Nahui Olin: artista, musa 
y leyenda

 

Más que lujuria, era erotismo, ella lo sabía


Esta mujer parece haber nacido para cimbrar a un México que apenas se reponía de las convulsiones de la Revolución. Nahui Olin, con su belleza avasallante y sus contundentes ojos verdes, rompió esquemas y se convirtió, según algunos (más de esta época que de la suya), en el prototipo de la mujer moderna mexicana.

Carmen Mondragón Valseca nació en 1893, en una familia muy acomodada del porfiriato.
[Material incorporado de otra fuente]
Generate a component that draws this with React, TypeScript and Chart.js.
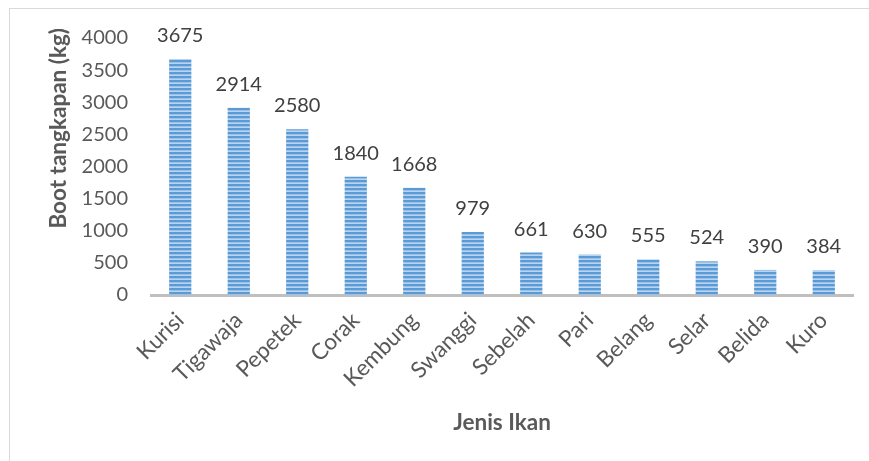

Su padre, el general Manuel Mondragón, es señalado como uno de los ejecutores de la Decena Trágica, por lo que se ganó el repudio de muchos pero el favor de uno, Victoriano Huerta, gracias a quien pudo viajar con su familia a exiliarse en París.

Ahí se formó Carmelita (supongo que así le decían), en medio de refinadas escuelas donde las maestras deben haberse quedado boquiabiertas con una de sus primeras reflexiones: “Protesto a pesar de mi edad por estar bajo la tutela de mis padres”, escribió a los diez años.

Para Carmen todo fue vorágine, intensidad, ruptura. Necesitaba comerse el mundo a puños. Un primer paso para esto, al parecer, fue su matrimonio, a los 20 años de edad, con Manuel Rodríguez Lozano, quien entonces era un militar de apenas 17 primaveras y que después se convirtió en pintor. Vivieron unos años en París y luego volvieron a México, donde convivieron con un grupo de selectos personajes de la cultura y el arte: Tina Modotti, José Vasconcelos, Antonieta Rivas Mercado y Diego Rivera, entre otros.

La hermosura de Carmen la convirtió en musa inspiradora y modelo de muchos artistas. Así, ella se hizo dueña y señora de su cuerpo. Lo abrazó, lo compartió y mostró pero sólo cuando y como ella quiso. La pasión sexual no era precisamente un tema del que se pudiera hablar en los años veinte, pero ella sabía que existía.

Este saber lo constató con uno de sus emblemáticos amores: Gerardo Murillo, mejor conocido como Dr. Atl, a quien conoció cuando su matrimonio agonizaba. Su relación, que duró cinco años, fue una gran fuente de pasiones. Muchas de las cartas que se escribieron quedaron como testimonio de ello: “Perfora con tu falo mi carne –perfora mis entrañas, desbarata todo mi ser– bebe toda mi sangre y con la última gota que me quede yo escribiré esta palabra: te amo”, le escribió ella alguna vez.

El Dr. Atl trató de descifrarla y la concentró en un nombre: Nahui Olin, “movimiento perpetuo” en náhuatl, del cual ella se apropió con energía. Así renacida, su cuerpo desnudo fue el primero que se vio en este país en una exposición fotográfica formal que, por supuesto, causó un escándalo. A partir de ahí, muchos fotógrafos, pintores y dibujantes plasmaron cada rincón de su cuerpo.

Nahui Olin, más que lujuria, era erotismo. Ella lo sabía, y el peso de su sexualidad fue tal que logró opacar todo su talento como escritora, poetisa y pintora. Aun hoy, la razón por la que ocupa estas líneas es su calidad de auténtica leyenda sexual.

El misterio y la sofisticación que rodearon su vida se apagaron al ritmo en que su belleza lo hacía. Vivió mucho, hasta 1978, y en sus últimos tiempos perdió la razón. Según algunas versiones, obesa y anciana, se prostituía en las calles del centro de la Ciudad de México. Su ropa estrafalaria, su maquillaje que pintaba su cara de blanco y su afán de salir sólo de noche le valieron el apodo de “La fantasma del Correo”.

Murió sola, en la pobreza y con el propósito de no volver a contactar con el mundo, un mundo que, a pesar de haberse rendido a sus pies, no supo darle lo que ella buscaba: fuego, vida vivida al límite. “Soy una llama que se consume a sí misma y que no se puede apagar”, llegó a decir.